** TASK DESCRIPTION **
Pictures are not part of the copy. Retype the lines from the first one through the line that contains "(a2) at (893,170)".

======== LISTED RECORDS

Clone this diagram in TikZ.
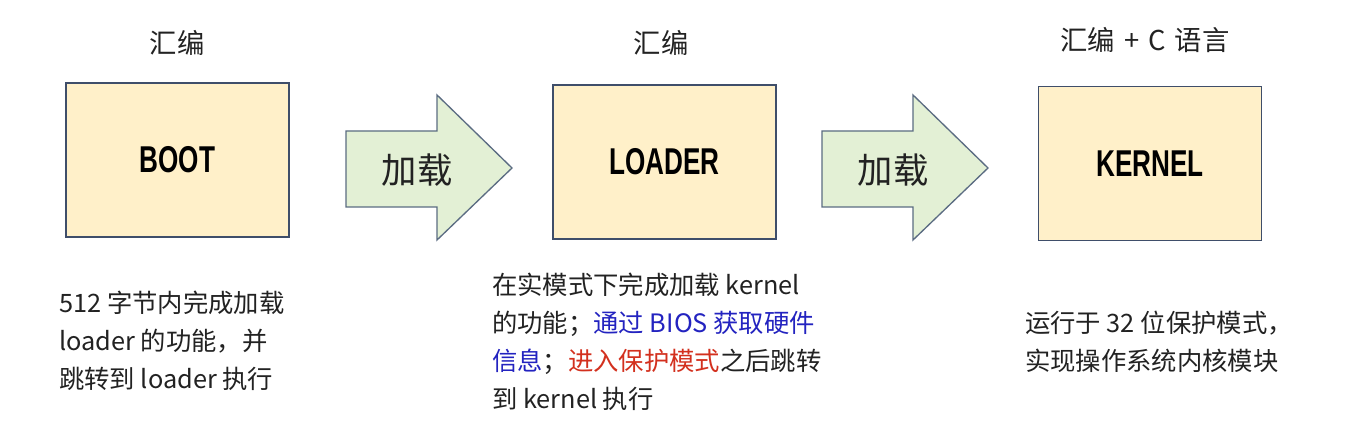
\documentclass[tikz,border=0pt]{standalone}
\usepackage{fontspec}
\setmainfont{Noto Sans CJK SC}
\newfontfamily\boxfont{Liberation Sans}
\begin{document}
\begin{tikzpicture}[x=0.75pt,y=-0.75pt,
  stagebox/.style={draw=boxline,fill=boxfill,line width=1.2pt,minimum width=167pt,minimum height=115.5pt,inner sep=0pt,
    font=\boxfont\bfseries\fontsize{28}{30}\selectfont},
  blockarrow/.style={draw=arrline,fill=arrfill,line width=1pt,line join=miter},
  arrlabel/.style={inner sep=0pt,font=\fontsize{26.5}{28}\selectfont},
  title/.style={inner sep=0pt,font=\fontsize{20.5}{22}\selectfont},
  desc/.style={inner sep=0pt,anchor=north west,align=left,font=\fontsize{19}{28.5}\selectfont}]
\definecolor{boxfill}{HTML}{FFF0C9}
\definecolor{boxline}{HTML}{3F4E6A}
\definecolor{arrfill}{HTML}{E3F0D5}
\definecolor{arrline}{HTML}{5B6C82}
\definecolor{txtblue}{HTML}{2323C0}
\definecolor{txtred}{HTML}{D3301E}
\definecolor{txt}{HTML}{222222}
\useasboundingbox[fill=white] (0,0) rectangle (1364,423);

\node[stagebox] (boot) at (177.5,160) {\scalebox{0.7}[1]{BOOT}};
\node[stagebox] (loader) at (664.5,162) {\scalebox{0.7}[1]{LOADER}};
\node[stagebox] (kernel) at (1150,163.5) {\scalebox{0.7}[1]{KERNEL}};

\node[title,text=txt] (t1) at (177,43) {汇编};
\node[title,text=txt] (t2) at (661,43) {汇编};
\node[title,text=txt] (t3) at (1145,40) {汇编\,\,+\,\,C\,\,语言};

\draw[blockarrow] (346,131) -- (437,131) -- (437,95) -- (512,168) -- (437,240) -- (437,207) -- (346,207) -- cycle;
\node[arrlabel,text=txt] (a1) at (417,170) {加载};
\draw[blockarrow] (822,131) -- (913,131) -- (913,95) -- (988,168) -- (913,240) -- (913,207) -- (822,207) -- cycle;
\node[arrlabel,text=txt] (a2) at (893,170) {加载};

\node[desc,text=txt] (d1) at (59,291) {512 字节内完成加载\\loader 的功能，并\\跳转到 loader 执行};
\node[desc,text=txt] (d2) at (492,273) {在实模式下完成加载 kernel\\的功能；\textcolor{txtblue}{通过 BIOS 获取硬件}\\\textcolor{txtblue}{信息}；\textcolor{txtred}{进入保护模式}之后跳转\\到 kernel 执行};
\node[desc,text=txt] (d3) at (1025,311) {运行于 32 位保护模式，\\实现操作系统内核模块};
\end{tikzpicture}
\end{document}
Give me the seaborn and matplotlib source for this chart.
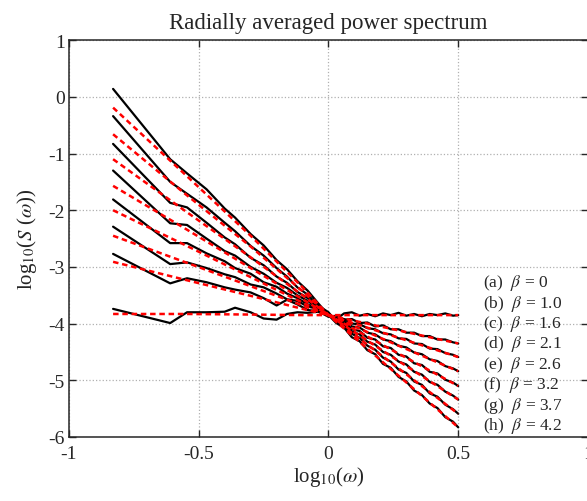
import pandas as pd
import seaborn as sns
import matplotlib.pyplot as plt

# log10(omega) sample positions of the measured spectra
log_w = [-0.83, -0.61, -0.545, -0.47, -0.40, -0.36, -0.30, -0.25, -0.20, -0.16,
         -0.12, -0.08, -0.04, 0.0, 0.03, 0.06, 0.09, 0.12, 0.15, 0.18, 0.21,
         0.24, 0.27, 0.30, 0.33, 0.36, 0.39, 0.42, 0.45, 0.48, 0.50]

# measured log10(S) for each surface (black curves)
spec_a = [-3.74, -3.99, -3.80, -3.80, -3.79, -3.72, -3.80, -3.91, -3.93, -3.83,
          -3.80, -3.81, -3.79, -3.86, -3.92, -3.82, -3.80, -3.86, -3.83, -3.87, -3.82,
          -3.85, -3.81, -3.86, -3.83, -3.87, -3.83, -3.85, -3.82, -3.86, -3.85]
spec_b = [-2.77, -3.29, -3.20, -3.27, -3.36, -3.40, -3.45, -3.55, -3.68, -3.58,
          -3.66, -3.76, -3.78, -3.88, -3.86, -3.93, -3.92, -3.99, -3.98, -4.05, -4.03,
          -4.10, -4.10, -4.16, -4.16, -4.22, -4.22, -4.28, -4.28, -4.33, -4.35]
spec_c = [-2.29, -2.95, -2.92, -3.02, -3.13, -3.18, -3.31, -3.36, -3.47, -3.57,
          -3.60, -3.70, -3.74, -3.86, -3.90, -3.92, -4.00, -4.01, -4.08, -4.10, -4.17,
          -4.19, -4.26, -4.27, -4.35, -4.36, -4.44, -4.45, -4.52, -4.55, -4.59]
spec_d = [-1.81, -2.58, -2.58, -2.76, -2.90, -3.02, -3.12, -3.27, -3.35, -3.47,
          -3.55, -3.66, -3.73, -3.84, -3.92, -3.95, -4.05, -4.07, -4.16, -4.19, -4.28,
          -4.31, -4.39, -4.42, -4.51, -4.54, -4.63, -4.66, -4.75, -4.79, -4.84]
spec_e = [-1.30, -2.23, -2.26, -2.50, -2.72, -2.80, -3.00, -3.12, -3.28, -3.37,
          -3.50, -3.60, -3.73, -3.82, -3.95, -3.98, -4.10, -4.13, -4.25, -4.28, -4.40,
          -4.43, -4.55, -4.58, -4.70, -4.73, -4.85, -4.88, -4.99, -5.04, -5.10]
spec_f = [-0.83, -1.87, -1.95, -2.22, -2.48, -2.60, -2.84, -2.97, -3.17, -3.28,
          -3.44, -3.55, -3.71, -3.82, -3.96, -4.01, -4.14, -4.19, -4.32, -4.37, -4.50,
          -4.55, -4.67, -4.72, -4.85, -4.90, -5.03, -5.08, -5.20, -5.27, -5.34]
spec_g = [-0.34, -1.50, -1.71, -1.95, -2.22, -2.37, -2.63, -2.80, -3.02, -3.17,
          -3.36, -3.49, -3.68, -3.80, -3.97, -4.04, -4.18, -4.25, -4.39, -4.46, -4.60,
          -4.67, -4.81, -4.87, -5.02, -5.08, -5.23, -5.29, -5.43, -5.51, -5.59]
spec_h = [0.14, -1.10, -1.35, -1.63, -1.97, -2.13, -2.42, -2.62, -2.88, -3.04,
          -3.25, -3.42, -3.64, -3.85, -3.99, -4.07, -4.24, -4.31, -4.47, -4.54, -4.71,
          -4.78, -4.94, -5.02, -5.18, -5.26, -5.41, -5.49, -5.65, -5.73, -5.83]

# fitted spectra (red dashed)
fit_x = [-0.83, -0.55, -0.30, -0.10, 0.0, 0.25, 0.50]
fit_a = [-3.83, -3.83, -3.84, -3.85, -3.85, -3.85, -3.85]
fit_b = [-2.91, -3.23, -3.51, -3.74, -3.85, -4.10, -4.35]
fit_c = [-2.45, -2.92, -3.34, -3.68, -3.85, -4.22, -4.59]
fit_d = [-2.00, -2.62, -3.18, -3.63, -3.85, -4.35, -4.84]
fit_e = [-1.57, -2.33, -3.02, -3.57, -3.85, -4.48, -5.10]
fit_f = [-1.10, -2.02, -2.83, -3.50, -3.85, -4.60, -5.34]
fit_g = [-0.66, -1.72, -2.64, -3.43, -3.85, -4.72, -5.59]
fit_h = [-0.19, -1.38, -2.45, -3.36, -3.85, -4.84, -5.83]

cases = ['(a)', '(b)', '(c)', '(d)', '(e)', '(f)', '(g)', '(h)']
betas = ['0', '1.0', '1.6', '2.1', '2.6', '3.2', '3.7', '4.2']
x_ticks = [-1, -0.5, 0, 0.5, 1]
x_tick_labels = ['-1', '-0.5', '0', '0.5', '1']
y_ticks = [-6, -5, -4, -3, -2, -1, 0, 1]
y_tick_labels = ['-6', '-5', '-4', '-3', '-2', '-1', '0', '1']

if __name__ == '__main__':
    spectra = [spec_a, spec_b, spec_c, spec_d, spec_e, spec_f, spec_g, spec_h]
    fits = [fit_a, fit_b, fit_c, fit_d, fit_e, fit_f, fit_g, fit_h]

    measured = pd.concat([pd.DataFrame({'log_w': log_w, 'log_S': s, 'case': c})
                          for s, c in zip(spectra, cases)], ignore_index=True)
    fitted = pd.concat([pd.DataFrame({'log_w': fit_x, 'log_S': f, 'case': c})
                        for f, c in zip(fits, cases)], ignore_index=True)

    sns.set_style('ticks')
    plt.rcParams['font.family'] = ['Liberation Serif', 'DejaVu Serif']
    plt.rcParams['mathtext.fontset'] = 'stix'
    plt.rcParams['axes.unicode_minus'] = False

    fig, ax = plt.subplots(figsize=(5.87, 5.02), dpi=100)
    fig.subplots_adjust(left=0.1175, right=1.0017, top=0.918, bottom=0.1275)

    sns.lineplot(data=measured, x='log_w', y='log_S', units='case', estimator=None,
                 sort=False, color='black', linewidth=1.6, ax=ax)
    sns.lineplot(data=fitted, x='log_w', y='log_S', units='case', estimator=None,
                 sort=False, color='red', linewidth=1.8, linestyle=(0, (2.2, 1.5)), ax=ax)

    ax.set_xlim(-1, 1)
    ax.set_ylim(-6, 1)
    ax.set_xticks(x_ticks)
    ax.set_xticklabels(x_tick_labels)
    ax.set_yticks(y_ticks)
    ax.set_yticklabels(y_tick_labels)
    ax.tick_params(direction='in', top=True, right=True, length=5, width=1,
                   labelsize=14, pad=3)
    ax.tick_params(axis='x', pad=6)
    ax.grid(True, linestyle=':', color='#b0b0b0', linewidth=0.9)
    for sp in ax.spines.values():
        sp.set_linewidth(1.1)

    ax.set_title('Radially averaged power spectrum', fontsize=16.5, pad=9)
    ax.set_xlabel(r'log$_{10}$($\omega$)', fontsize=15, labelpad=1)
    ax.set_ylabel(r'log$_{10}$($S$ ($\omega$))', fontsize=15, labelpad=7)

    for i, (c, b) in enumerate(zip(cases, betas)):
        ax.text(0.596, -3.27 - 0.36 * i, f'{c}  $\\beta$ = {b}', fontsize=12.5,
                va='center', ha='left')

    plt.savefig('out.png', dpi=100)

================

** IN RESPONSE **
Clone this diagram in TikZ.
\documentclass[tikz,border=0pt]{standalone}
\usepackage{fontspec}
\setmainfont{Noto Sans CJK SC}
\newfontfamily\boxfont{Liberation Sans}
\begin{document}
\begin{tikzpicture}[x=0.75pt,y=-0.75pt,
  stagebox/.style={draw=boxline,fill=boxfill,line width=1.2pt,minimum width=167pt,minimum height=115.5pt,inner sep=0pt,
    font=\boxfont\bfseries\fontsize{28}{30}\selectfont},
  blockarrow/.style={draw=arrline,fill=arrfill,line width=1pt,line join=miter},
  arrlabel/.style={inner sep=0pt,font=\fontsize{26.5}{28}\selectfont},
  title/.style={inner sep=0pt,font=\fontsize{20.5}{22}\selectfont},
  desc/.style={inner sep=0pt,anchor=north west,align=left,font=\fontsize{19}{28.5}\selectfont}]
\definecolor{boxfill}{HTML}{FFF0C9}
\definecolor{boxline}{HTML}{3F4E6A}
\definecolor{arrfill}{HTML}{E3F0D5}
\definecolor{arrline}{HTML}{5B6C82}
\definecolor{txtblue}{HTML}{2323C0}
\definecolor{txtred}{HTML}{D3301E}
\definecolor{txt}{HTML}{222222}
\useasboundingbox[fill=white] (0,0) rectangle (1364,423);

\node[stagebox] (boot) at (177.5,160) {\scalebox{0.7}[1]{BOOT}};
\node[stagebox] (loader) at (664.5,162) {\scalebox{0.7}[1]{LOADER}};
\node[stagebox] (kernel) at (1150,163.5) {\scalebox{0.7}[1]{KERNEL}};

\node[title,text=txt] (t1) at (177,43) {汇编};
\node[title,text=txt] (t2) at (661,43) {汇编};
\node[title,text=txt] (t3) at (1145,40) {汇编\,\,+\,\,C\,\,语言};

\draw[blockarrow] (346,131) -- (437,131) -- (437,95) -- (512,168) -- (437,240) -- (437,207) -- (346,207) -- cycle;
\node[arrlabel,text=txt] (a1) at (417,170) {加载};
\draw[blockarrow] (822,131) -- (913,131) -- (913,95) -- (988,168) -- (913,240) -- (913,207) -- (822,207) -- cycle;
\node[arrlabel,text=txt] (a2) at (893,170) {加载};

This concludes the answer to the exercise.